(Exercise description) For every line in the data below that contains "with", copy the line.
── Recorded information ──
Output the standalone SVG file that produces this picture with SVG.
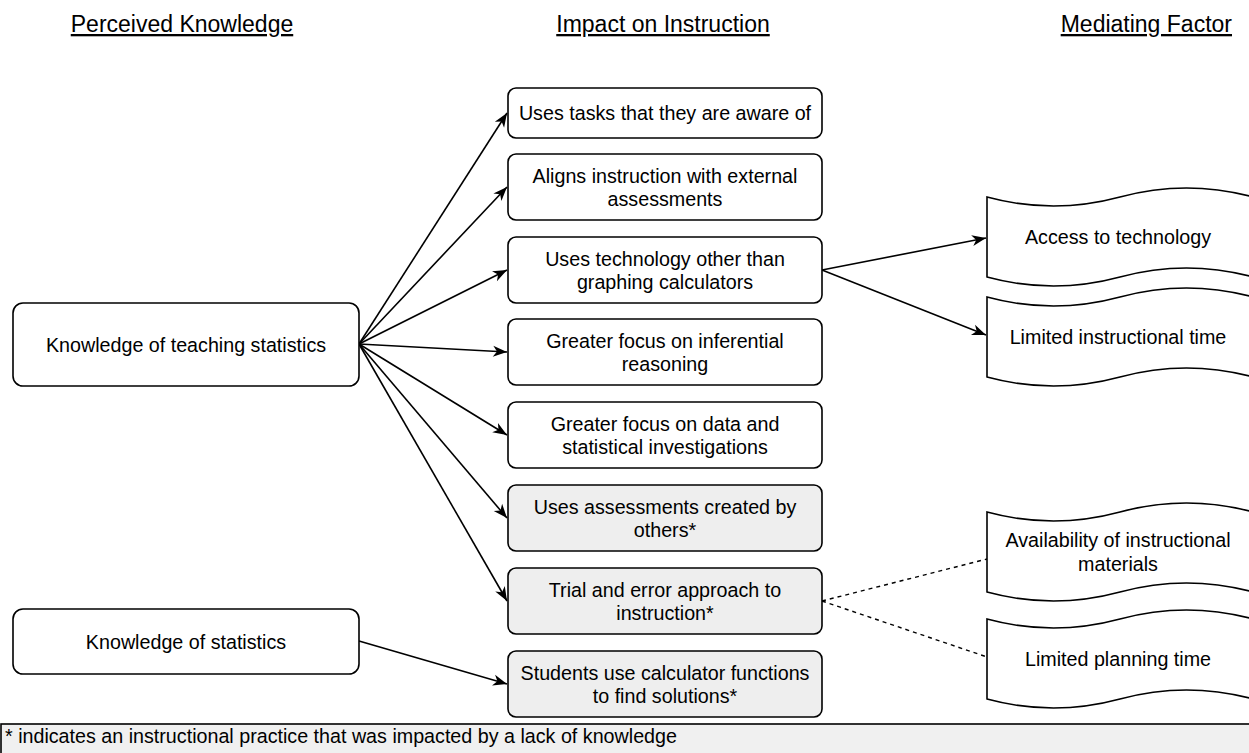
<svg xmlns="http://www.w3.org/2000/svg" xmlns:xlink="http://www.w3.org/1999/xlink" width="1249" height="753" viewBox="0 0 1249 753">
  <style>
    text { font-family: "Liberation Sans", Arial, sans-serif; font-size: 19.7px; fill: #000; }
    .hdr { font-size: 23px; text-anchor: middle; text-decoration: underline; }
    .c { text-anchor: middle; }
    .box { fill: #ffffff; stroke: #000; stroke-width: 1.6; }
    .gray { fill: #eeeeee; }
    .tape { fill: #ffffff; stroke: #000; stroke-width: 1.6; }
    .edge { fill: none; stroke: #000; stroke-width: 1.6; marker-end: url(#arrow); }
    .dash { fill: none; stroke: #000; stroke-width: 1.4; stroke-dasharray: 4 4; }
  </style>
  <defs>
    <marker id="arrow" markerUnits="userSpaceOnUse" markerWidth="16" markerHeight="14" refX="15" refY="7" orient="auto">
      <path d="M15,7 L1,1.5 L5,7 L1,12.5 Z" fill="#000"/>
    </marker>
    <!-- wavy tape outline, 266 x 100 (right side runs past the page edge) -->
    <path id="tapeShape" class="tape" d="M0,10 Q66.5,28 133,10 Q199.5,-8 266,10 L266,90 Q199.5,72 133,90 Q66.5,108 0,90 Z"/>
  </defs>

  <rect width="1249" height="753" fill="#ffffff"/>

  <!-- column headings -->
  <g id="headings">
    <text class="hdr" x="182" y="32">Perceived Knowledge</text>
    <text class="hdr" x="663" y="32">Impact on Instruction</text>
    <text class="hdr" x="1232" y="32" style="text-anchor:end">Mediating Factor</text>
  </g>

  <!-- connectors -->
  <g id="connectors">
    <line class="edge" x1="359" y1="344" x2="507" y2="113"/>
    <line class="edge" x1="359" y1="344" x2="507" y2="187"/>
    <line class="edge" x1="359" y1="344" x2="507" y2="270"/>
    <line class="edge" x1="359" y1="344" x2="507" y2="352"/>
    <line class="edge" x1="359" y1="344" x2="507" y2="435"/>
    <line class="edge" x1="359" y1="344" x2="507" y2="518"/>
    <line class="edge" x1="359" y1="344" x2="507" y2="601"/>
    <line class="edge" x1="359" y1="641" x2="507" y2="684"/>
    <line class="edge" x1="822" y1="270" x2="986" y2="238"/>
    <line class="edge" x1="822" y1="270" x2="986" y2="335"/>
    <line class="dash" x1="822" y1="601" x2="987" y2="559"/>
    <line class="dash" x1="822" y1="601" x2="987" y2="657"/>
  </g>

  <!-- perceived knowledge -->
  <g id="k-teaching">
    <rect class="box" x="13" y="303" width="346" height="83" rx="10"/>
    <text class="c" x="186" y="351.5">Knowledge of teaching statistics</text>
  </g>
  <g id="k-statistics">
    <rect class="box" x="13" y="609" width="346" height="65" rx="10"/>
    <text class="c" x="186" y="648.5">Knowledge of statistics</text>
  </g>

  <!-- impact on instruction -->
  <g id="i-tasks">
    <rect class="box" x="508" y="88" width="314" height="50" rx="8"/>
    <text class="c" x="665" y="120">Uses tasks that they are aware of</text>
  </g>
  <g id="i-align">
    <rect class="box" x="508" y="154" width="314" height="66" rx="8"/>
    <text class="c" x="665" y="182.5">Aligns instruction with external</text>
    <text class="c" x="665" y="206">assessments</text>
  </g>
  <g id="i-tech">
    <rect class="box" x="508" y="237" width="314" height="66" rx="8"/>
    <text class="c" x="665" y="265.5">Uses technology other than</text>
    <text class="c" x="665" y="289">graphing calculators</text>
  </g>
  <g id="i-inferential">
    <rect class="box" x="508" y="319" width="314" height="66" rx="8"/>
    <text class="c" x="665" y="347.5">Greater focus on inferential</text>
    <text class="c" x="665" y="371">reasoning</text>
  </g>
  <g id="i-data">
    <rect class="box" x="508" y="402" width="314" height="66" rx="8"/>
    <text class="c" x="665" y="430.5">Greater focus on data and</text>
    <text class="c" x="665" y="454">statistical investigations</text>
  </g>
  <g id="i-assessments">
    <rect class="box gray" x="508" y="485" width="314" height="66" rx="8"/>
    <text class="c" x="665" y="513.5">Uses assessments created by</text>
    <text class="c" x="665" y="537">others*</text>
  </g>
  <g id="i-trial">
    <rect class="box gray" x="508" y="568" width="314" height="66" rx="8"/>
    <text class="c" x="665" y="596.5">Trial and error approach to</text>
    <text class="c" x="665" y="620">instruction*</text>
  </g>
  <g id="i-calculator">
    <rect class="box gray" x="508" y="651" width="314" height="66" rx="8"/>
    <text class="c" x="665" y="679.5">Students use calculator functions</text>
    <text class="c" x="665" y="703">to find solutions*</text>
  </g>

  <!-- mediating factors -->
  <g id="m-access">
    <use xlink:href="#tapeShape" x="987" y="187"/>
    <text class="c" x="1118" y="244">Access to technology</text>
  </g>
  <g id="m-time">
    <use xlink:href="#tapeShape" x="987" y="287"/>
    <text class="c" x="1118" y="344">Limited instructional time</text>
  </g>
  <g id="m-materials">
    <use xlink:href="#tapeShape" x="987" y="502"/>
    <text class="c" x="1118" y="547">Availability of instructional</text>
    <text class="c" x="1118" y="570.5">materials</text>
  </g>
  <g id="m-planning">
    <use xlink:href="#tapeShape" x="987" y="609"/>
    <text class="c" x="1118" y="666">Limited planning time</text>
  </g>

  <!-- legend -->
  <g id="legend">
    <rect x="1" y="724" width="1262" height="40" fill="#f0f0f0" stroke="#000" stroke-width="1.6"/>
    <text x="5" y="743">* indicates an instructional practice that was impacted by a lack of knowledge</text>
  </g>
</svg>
───
(Solution to this task)
Output the standalone SVG file that produces this picture with SVG.
    <text class="c" x="665" y="182.5">Aligns instruction with external</text>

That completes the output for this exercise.